Question

How is average bond strength related to relative potential energies of the reactants and the products?

Short answer

The average bond strength is inversely related to the relative potential energies of the reactants and products in a chemical reaction. Stronger bonds have lower potential energy, while weaker bonds have higher potential energy. In exothermic reactions, the products have lower potential energy and higher average bond strength than the reactants, while in endothermic reactions, the products have higher potential energy and lower average bond strength than the reactants. This relationship can be represented by the equation ΔE = ΣBE(reactants) - ΣBE(products), where ΔE is the reaction's energy change.

Step-by-step solution

1. Understand bond energy and potential energy

Bond energy, also known as bond dissociation energy, is the amount of energy required to break a chemical bond between two atoms. On the other hand, potential energy is the energy possessed by an object due to its position in a force field or its condition, in this case, the arrangement of atoms and bonds in a particular molecule.

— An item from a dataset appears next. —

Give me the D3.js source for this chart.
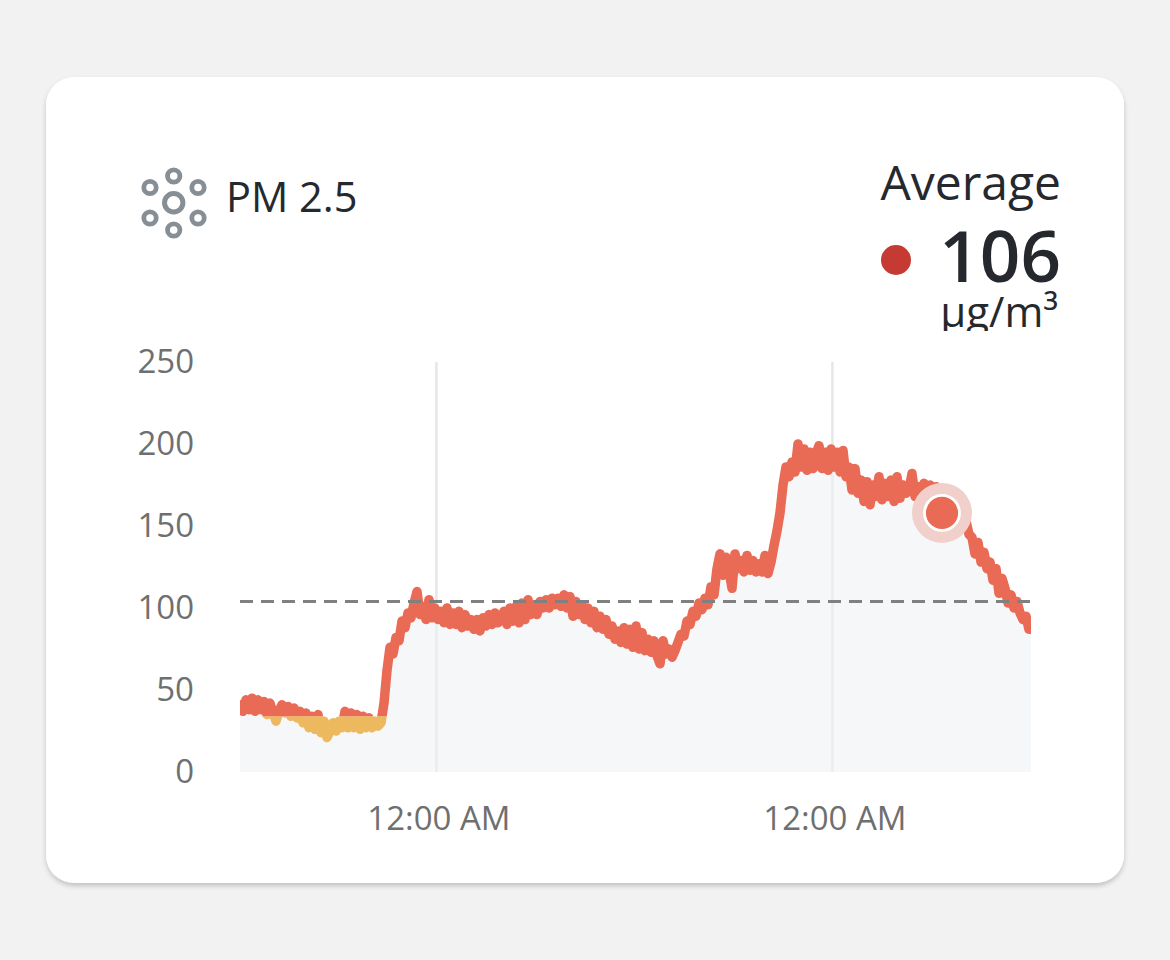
<!DOCTYPE html>
<html><head><meta charset="utf-8">
<script src="https://cdn.jsdelivr.net/npm/d3@7"></script>
<style>
html,body{margin:0;padding:0;background:#f2f2f2;width:1170px;height:960px;overflow:hidden}
svg{display:block;font-family:"Open Sans",sans-serif}
</style></head><body>
<svg id="c" width="1170" height="960"></svg>
<script>
const title = "PM 2.5";
const averageLabel = "Average";
const averageValue = "106";
const unitLabel = "µg/m³";
const yTicks = [0, 50, 100, 150, 200, 250];
const threshold = 104;
const colorBreak = 34;
const sampleMinutes = 1440 / 132;
const firstSample = new Date(2021, 0, 1, 12, 7, 38);
const midnights = [new Date(2021, 0, 2, 0, 0), new Date(2021, 0, 3, 0, 0)];
const pm25 = [
41,37,44,38,45,37,44,38,43,35,42,36,31,37,41,36,40,34,39,33,
37,30,36,27,34,26,35,24,31,21,25,30,25,31,27,37,27,36,27,35,26,34,27,33,27,31,28,30,
42,62,76,72,82,80,92,88,97,94,103,110,96,101,93,105,94,100,93,
98,91,100,90,97,90,98,88,96,89,93,87,93,86,94,89,96,90,97,91,93,98,90,100,92,101,91,103,93,105,96,102,96,104,100,105,100,106,102,106,101,108,100,107,
95,104,96,102,93,100,91,98,88,95,87,93,84,89,81,86,79,88,78,87,76,89,75,85,74,81,73,80,71,66,80,72,75,70,74,79,84,83,92,90,98,95,103,99,106,102,113,108,124,133,120,131,123,112,133,124,129,122,132,123,129,122,127,122,132,121,128,138,147,158,175,186,180,189,183,200,186,197,184,195,185,194,199,185,195,184,197,186,195,183,196,180,186,172,185,170,178,165,177,163,175,168,180,166,176,168,178,165,180,167,175,170,172,182,168,174,168,176,170,175,170,174,172,168,165,163,160,158,160,155,150,153,145,143,133,140,128,134,124,128,117,124,109,118,112,103,108,100,104,97,93,95,87
];

const svg = d3.select("#c");
const defs = svg.append("defs");
const sh = defs.append("filter").attr("id","sh").attr("x","-5%").attr("y","-5%").attr("width","110%").attr("height","110%");
sh.append("feDropShadow").attr("dx",0).attr("dy",3).attr("stdDeviation",2.5).attr("flood-color","#000").attr("flood-opacity",0.2);

svg.append("rect").attr("x",46).attr("y",77).attr("width",1078).attr("height",806).attr("rx",28)
  .attr("fill","#fff").attr("filter","url(#sh)");

// header icon
const iconRings = [[150,187.5],[198,187.5],[150,218],[198,218],[173.7,176],[173.7,230]];
const icon = svg.append("g").attr("fill","none").attr("stroke","#868e96");
icon.selectAll("circle").data(iconRings).join("circle")
  .attr("cx",d=>d[0]).attr("cy",d=>d[1]).attr("r",6.2).attr("stroke-width",4.8);
icon.append("circle").attr("cx",173.7).attr("cy",202.7).attr("r",9.2).attr("stroke-width",5);

const ink = "#25292e";
svg.append("text").attr("x",226).attr("y",212).attr("font-size",41.5).attr("fill",ink).text(title);
svg.append("text").attr("x",1061).attr("y",200).attr("text-anchor","end").attr("font-size",48).attr("fill",ink).text(averageLabel);
svg.append("text").attr("x",1061).attr("y",282).attr("text-anchor","end").attr("font-size",71).attr("font-weight",600).attr("fill",ink).text(averageValue);
svg.append("circle").attr("cx",896).attr("cy",260).attr("r",15).attr("fill","#c53a33");
defs.append("clipPath").attr("id","unitClip").append("rect").attr("x",900).attr("y",285).attr("width",180).attr("height",46);
svg.append("g").attr("clip-path","url(#unitClip)").append("text").attr("x",1058).attr("y",327).attr("text-anchor","end").attr("font-size",42).attr("fill",ink).text(unitLabel);

// scales
const L = 240, R = 1031, T = 362, B = 772;
const timeOf = i => new Date(+firstSample + i * sampleMinutes * 60000);
const x = d3.scaleTime().domain([firstSample, timeOf(791/3)]).range([L, R]);
const y = d3.scaleLinear().domain([0, 250]).range([B, T]);

// x axis with vertical grid
const xAxis = svg.append("g").attr("transform",`translate(0,${B})`)
  .call(d3.axisBottom(x).tickValues(midnights).tickFormat(d3.timeFormat("%I:%M %p")).tickSize(-(B-T)).tickPadding(35));
xAxis.select(".domain").remove();
xAxis.selectAll("line").attr("stroke","#e6e7e8").attr("stroke-width",2.5);
xAxis.selectAll("text").attr("font-size",33).attr("fill","#6f6f6f").attr("font-family","'Open Sans',sans-serif").attr("dx",2.5);

// y axis
const yAxis = svg.append("g").attr("transform",`translate(${L},0)`)
  .call(d3.axisLeft(y).tickValues(yTicks).tickSize(0).tickPadding(46));
yAxis.select(".domain").remove();
yAxis.selectAll("text").attr("font-size",33).attr("fill","#6f6f6f").attr("font-family","'Open Sans',sans-serif").attr("dy","0.32em");

// area
defs.append("clipPath").attr("id","plot").append("rect").attr("x",L).attr("y",T-20).attr("width",R-L).attr("height",B-T+20);
const area = d3.area().x((d,i)=>x(timeOf(i))).y0(B).y1(d=>y(d));
const xmax = pm25.concat([pm25[pm25.length-1]]);
svg.append("path").datum(xmax).attr("d",area).attr("fill","#eef0f2").attr("fill-opacity",0.55).attr("clip-path","url(#plot)");

// line: orange below break, red above
const line = d3.line().x((d,i)=>x(timeOf(i))).y(d=>y(d));
const by = y(colorBreak);
defs.append("clipPath").attr("id","above").append("rect").attr("x",L).attr("y",T-20).attr("width",R-L).attr("height",by-T+20);
defs.append("clipPath").attr("id","below").append("rect").attr("x",L).attr("y",by).attr("width",R-L).attr("height",B-by);
[["below","#edb95f"],["above","#e96a55"]].forEach(([c,col])=>{
  svg.append("g").attr("clip-path",`url(#${c})`).append("path").datum(pm25).attr("d",line)
    .attr("fill","none").attr("stroke",col).attr("stroke-width",9.5).attr("stroke-linejoin","round").attr("stroke-linecap","round");
});

// threshold
svg.append("line").attr("x1",L).attr("x2",R-1).attr("y1",y(threshold)).attr("y2",y(threshold))
  .attr("stroke","#808080").attr("stroke-width",3).attr("stroke-dasharray","13 8");

// marker
const mx = 942, my = y(158);
svg.append("circle").attr("cx",mx).attr("cy",my).attr("r",30).attr("fill","#f1d0cc");
svg.append("circle").attr("cx",mx).attr("cy",my).attr("r",17.5).attr("fill","#e96a55").attr("stroke","#fff").attr("stroke-width",2.8);
</script>
</body></html>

2. Relationship between bond energy and potential energy

In a chemical reaction, potential energy is associated with the strength and arrangement of chemical bonds. Lower potential energy usually indicates stronger and more stable bonds, whereas higher potential energy suggests bonds that are weaker and less stable. The difference in potential energy between the reactants and the products in a chemical reaction is directly related to the bond energies involved.

3. Analyzing the relationship between average bond strength and relative potential energies of reactants and products

When a chemical reaction occurs, bonds are broken in the reactants and new bonds are formed in the products. The change in potential energy associated with this process is referred to as the reaction's energy change, ΔE. This energy change can be represented by the following equation: ΔE = ΣBE(reactants) - ΣBE(products) where ΣBE(reactants) is the sum of the bond energies of the reactants and ΣBE(products) is the sum of the bond energies of the products.

4. Comparing energy changes for different reactions

The sign of the energy change (ΔE) can help us understand the relationship between the average bond strength and the relative potential energy of the reactants and products. If ΔE is negative, it indicates that the products have lower potential energy than the reactants, which means that the average bond strength of the products is higher. This is an exothermic reaction, in which energy is released. Conversely, if ΔE is positive, it means that the products have a higher potential energy than the reactants and lower average bond strength. This is an endothermic reaction, in which energy is absorbed. In summary, we can say that the average bond strength is inversely related to the relative potential energies of the reactants and products. Stronger bonds have a lower potential energy, and weaker bonds have a higher potential energy.

Key concepts

Potential Energy

When we talk about potential energy in chemistry, we're referring to the energy stored within a system due to the positions and arrangements of the atoms and the bonds connecting them. Think of potential energy as a reservoir that can be tapped during chemical reactions.

In a chemical reaction, potential energy is crucial because it reflects how strong or weak the bonds within molecules are.

• Stronger bonds mean the atoms are held tightly together, and therefore, the system has less potential energy.
• Weaker bonds result in higher potential energy since atoms are more loosely held together.

This stored energy can change during a reaction when bonds are broken and new bonds form.

Chemical Bonds

Chemical bonds are the attractive forces that hold atoms together to form molecules. Understanding these bonds is key to comprehending the energy changes in reactions. There are different types of chemical bonds, such as ionic, covalent, and metallic bonds, each with varying strengths.

The energy associated with chemical bonds, known as bond energy, plays a significant role in determining the stability of a molecule.

• High bond energy indicates that a lot of energy is required to break the bond, meaning the bond is strong.
• Low bond energy suggests a weaker bond that requires less energy to break.

The total energy stored in the bonds of a molecule is an important factor in the potential energy of the molecule.

Reaction Energy Change

The energy change during a chemical reaction, denoted by ΔE, is crucial for understanding how reactants transform into products. This change in energy arises from the breaking of old bonds and the formation of new bonds:

• Breaking bonds in the reactants consumes energy.
• Forming new bonds in the products releases energy.

Mathematically, the energy change can be calculated using the equation: \[ΔE = ΣBE(reactants) - ΣBE(products)\] Here, \(ΣBE\) stands for the total bond energy of the reactants and products, respectively. When bonds that release more energy than was used to break the original bonds are formed, the reaction will release energy overall.

Exothermic and Endothermic Reactions

Chemical reactions can either release or absorb energy, classifying them as exothermic or endothermic, respectively.

• Exothermic reactions result in a negative ΔE. This means that the energy released when products form is greater than the energy required to break the reactants’ bonds. The products have higher bond strength and lower potential energy compared to reactants.
• Endothermic reactions have a positive ΔE, indicating that more energy is consumed to break bonds than is released during product formation. Here, the products have weaker bonds and higher potential energy.

Whether a reaction is exothermic or endothermic can dictate the temperature change in the surroundings and has implications for how we harness energy from chemical processes.